Well the same question applies. Christoph, which code is calling
del_timer_sync() so often that you noticed?

> In fact, this patch
> is line-by-line identical to the one we post.

I assume that's not a coincidence.

> Hope Andrew is going to take the patch this time.

Hope Kenneth is going to test the alternate del_timer_sync patches in next
-mm ;)

2005-03-21 00:47:47

by Christoph Lameter

[permalink] [raw]
Subject: Re: [patch] del_timer_sync scalability patch

On Sun, 20 Mar 2005, Andrew Morton wrote:

> "Chen, Kenneth W" <[email protected]> wrote:
> >
> > We did exactly the same thing about 10 months back. Nice to
> > see that independent people came up with exactly the same
> > solution that we proposed 10 months back.
>
> Well the same question applies. Christoph, which code is calling
> del_timer_sync() so often that you noticed?

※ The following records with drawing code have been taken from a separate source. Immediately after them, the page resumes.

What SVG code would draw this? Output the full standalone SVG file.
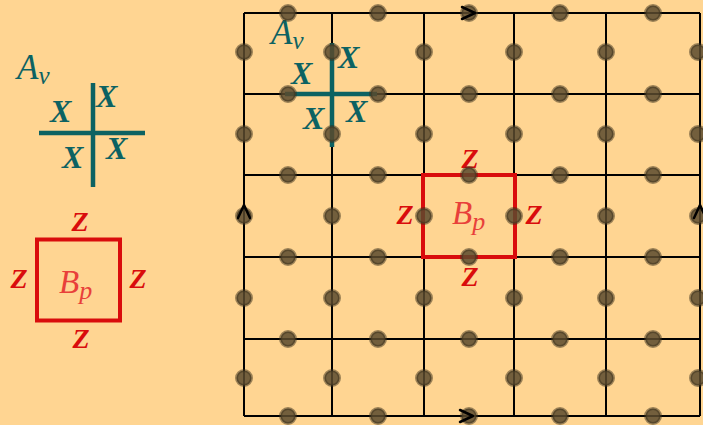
<svg xmlns="http://www.w3.org/2000/svg" xmlns:xlink="http://www.w3.org/1999/xlink" width="703" height="425" viewBox="0 0 703 425">
<style>
.grid{stroke:#000;stroke-width:2;fill:none}
.teal{stroke:#0c6262;stroke-width:4.5;fill:none}
.redsq{stroke:#d90c0c;stroke-width:4;fill:none}
.x{font-family:"Liberation Serif",serif;font-style:italic;font-weight:bold;font-size:32px;fill:#0c6262}
.av{font-family:"Liberation Serif",serif;font-style:italic;font-size:35px;fill:#0c6262}
.avs{font-size:25px}
.z{font-family:"Liberation Serif",serif;font-style:italic;font-weight:bold;font-size:28px;fill:#d90c0c;text-anchor:middle}
.bp{font-family:"Liberation Serif",serif;font-style:italic;font-size:33px;fill:#e8403a}
.bps{font-size:26px}
.arr{stroke:#000;stroke-width:2.5;fill:none;stroke-linecap:round;stroke-linejoin:round}
</style>
<defs>
<circle id="dot" r="7.5" fill="#5a4a2e" fill-opacity="0.85" stroke="#3a2f1c" stroke-opacity="0.5" stroke-width="3"/>
</defs>
<rect width="703" height="425" fill="#FFD592"/>

<g id="legend-av">
<text class="av" x="17" y="79">A<tspan class="avs" dy="5">ν</tspan></text>
<path class="teal" d="M93 83V187M39 133H145"/>
<text class="x" x="50" y="122">X</text>
<text class="x" x="96" y="107">X</text>
<text class="x" x="62" y="168">X</text>
<text class="x" x="106" y="159">X</text>
</g>

<g id="legend-bp">
<rect class="redsq" x="37" y="239.5" width="83" height="81"/>
<text class="z" x="80" y="231">Z</text>
<text class="z" x="19" y="288">Z</text>
<text class="z" x="138" y="288">Z</text>
<text class="z" x="81" y="348">Z</text>
<text class="bp" x="59" y="293">B<tspan class="bps" dy="6">p</tspan></text>
</g>

<g id="connectors">
<path class="grid" d="M244 13V416M332 13V416M424 13V416M514 13V416M606 13V416M700 13V416M244 13H700M244 94H700M244 175H700M244 257H700M244 339H700M244 416H700"/>
</g>

<g id="grid-av">
<path class="teal" d="M332 43V147M285 94H377"/>
<text class="av" x="271" y="44">A<tspan class="avs" dy="5">ν</tspan></text>
<text class="x" x="338" y="68">X</text>
<text class="x" x="291" y="84">X</text>
<text class="x" x="303" y="129">X</text>
<text class="x" x="346" y="122">X</text>
</g>

<g id="grid-bp">
<rect class="redsq" x="423" y="175" width="92" height="82"/>
<text class="z" x="470" y="168">Z</text>
<text class="z" x="405" y="224">Z</text>
<text class="z" x="534" y="224">Z</text>
<text class="z" x="470" y="286">Z</text>
<text class="bp" x="452" y="224">B<tspan class="bps" dy="6">p</tspan></text>
</g>

<g id="dots">
<use xlink:href="#dot" x="288" y="13"/><use xlink:href="#dot" x="378" y="13"/><use xlink:href="#dot" x="469" y="13"/><use xlink:href="#dot" x="560" y="13"/><use xlink:href="#dot" x="653" y="13"/>
<use xlink:href="#dot" x="288" y="94"/><use xlink:href="#dot" x="378" y="94"/><use xlink:href="#dot" x="469" y="94"/><use xlink:href="#dot" x="560" y="94"/><use xlink:href="#dot" x="653" y="94"/>
<use xlink:href="#dot" x="288" y="175"/><use xlink:href="#dot" x="378" y="175"/><use xlink:href="#dot" x="469" y="175"/><use xlink:href="#dot" x="560" y="175"/><use xlink:href="#dot" x="653" y="175"/>
<use xlink:href="#dot" x="288" y="257"/><use xlink:href="#dot" x="378" y="257"/><use xlink:href="#dot" x="469" y="257"/><use xlink:href="#dot" x="560" y="257"/><use xlink:href="#dot" x="653" y="257"/>
<use xlink:href="#dot" x="288" y="339"/><use xlink:href="#dot" x="378" y="339"/><use xlink:href="#dot" x="469" y="339"/><use xlink:href="#dot" x="560" y="339"/><use xlink:href="#dot" x="653" y="339"/>
<use xlink:href="#dot" x="288" y="416"/><use xlink:href="#dot" x="378" y="416"/><use xlink:href="#dot" x="469" y="416"/><use xlink:href="#dot" x="560" y="416"/><use xlink:href="#dot" x="653" y="416"/>
<use xlink:href="#dot" x="244" y="52"/><use xlink:href="#dot" x="332" y="52"/><use xlink:href="#dot" x="424" y="52"/><use xlink:href="#dot" x="514" y="52"/><use xlink:href="#dot" x="606" y="52"/><use xlink:href="#dot" x="698" y="52"/>
<use xlink:href="#dot" x="244" y="134"/><use xlink:href="#dot" x="332" y="134"/><use xlink:href="#dot" x="424" y="134"/><use xlink:href="#dot" x="514" y="134"/><use xlink:href="#dot" x="606" y="134"/><use xlink:href="#dot" x="698" y="134"/>
<use xlink:href="#dot" x="244" y="216"/><use xlink:href="#dot" x="332" y="216"/><use xlink:href="#dot" x="424" y="216"/><use xlink:href="#dot" x="514" y="216"/><use xlink:href="#dot" x="606" y="216"/><use xlink:href="#dot" x="698" y="216"/>
<use xlink:href="#dot" x="244" y="298"/><use xlink:href="#dot" x="332" y="298"/><use xlink:href="#dot" x="424" y="298"/><use xlink:href="#dot" x="514" y="298"/><use xlink:href="#dot" x="606" y="298"/><use xlink:href="#dot" x="698" y="298"/>
<use xlink:href="#dot" x="244" y="378"/><use xlink:href="#dot" x="332" y="378"/><use xlink:href="#dot" x="424" y="378"/><use xlink:href="#dot" x="514" y="378"/><use xlink:href="#dot" x="606" y="378"/><use xlink:href="#dot" x="698" y="378"/>
</g>

<g id="arrows">
<path class="arr" d="M462 7L475 13L462 19"/>
<path class="arr" d="M460 410L473 416L460 422"/>
<path class="arr" d="M238 218L244 205L250 218"/>
<path class="arr" d="M694 218L700 205L706 218"/>
</g>
</svg>
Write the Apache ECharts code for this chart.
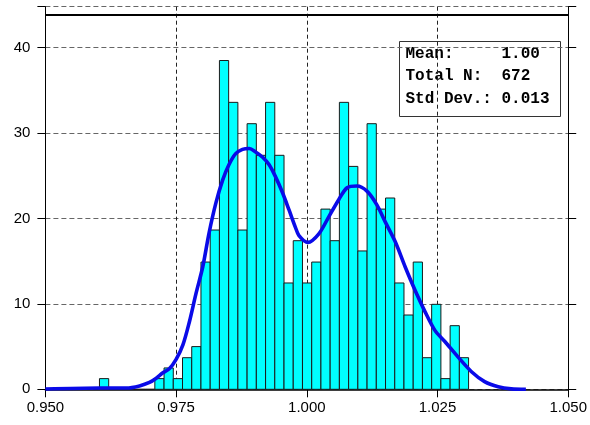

Ummm. I have to ask those who brought this to my attention. Are you
looking for the application under which del_timer_sync showed up in
profiling or the kernel subsystem?

2005-03-21 00:54:25

by Christoph Lameter

[permalink] [raw]
Subject: Re: [patch] del_timer_sync scalability patch

On Sun, 20 Mar 2005, Andrew Morton wrote:

> > Hope Andrew is going to take the patch this time.
>
> Hope Kenneth is going to test the alternate del_timer_sync patches in next
> -mm ;)

BTW Why are we going through this? Oleg has posted a much better solution
to this issue yersteday AFAIK.

2005-03-21 01:00:47

by Andrew Morton

[permalink] [raw]
Subject: Re: [patch] del_timer_sync scalability patch

Christoph Lameter <[email protected]> wrote:
>
> On Sun, 20 Mar 2005, Andrew Morton wrote:
>
> > "Chen, Kenneth W" <[email protected]> wrote:
> > >
> > > We did exactly the same thing about 10 months back. Nice to
> > > see that independent people came up with exactly the same
> > > solution that we proposed 10 months back.
> >
> > Well the same question applies. Christoph, which code is calling
> > del_timer_sync() so often that you noticed?
>
> Ummm. I have to ask those who brought this to my attention. Are you
> looking for the application under which del_timer_sync showed up in
> profiling or the kernel subsystem?

I was wondering which part of the kernel was hammering del_timer_sync() so
hard. I guess we could work that out from a description of the workload.

2005-03-21 01:17:53

by Andrew Morton

[permalink] [raw]
Subject: Re: [patch] del_timer_sync scalability patch

Christoph Lameter <[email protected]> wrote:
>
> On Sun, 20 Mar 2005, Andrew Morton wrote:
>
> > > Hope Andrew is going to take the patch this time.
> >
> > Hope Kenneth is going to test the alternate del_timer_sync patches in next
> > -mm ;)
>
> BTW Why are we going through this? Oleg has posted a much better solution
> to this issue yersteday AFAIK.

That is what I was referring to.

Those patches need to be reviewed, performance tested and stability tested.
It's appropriate that interested parties do that work, please.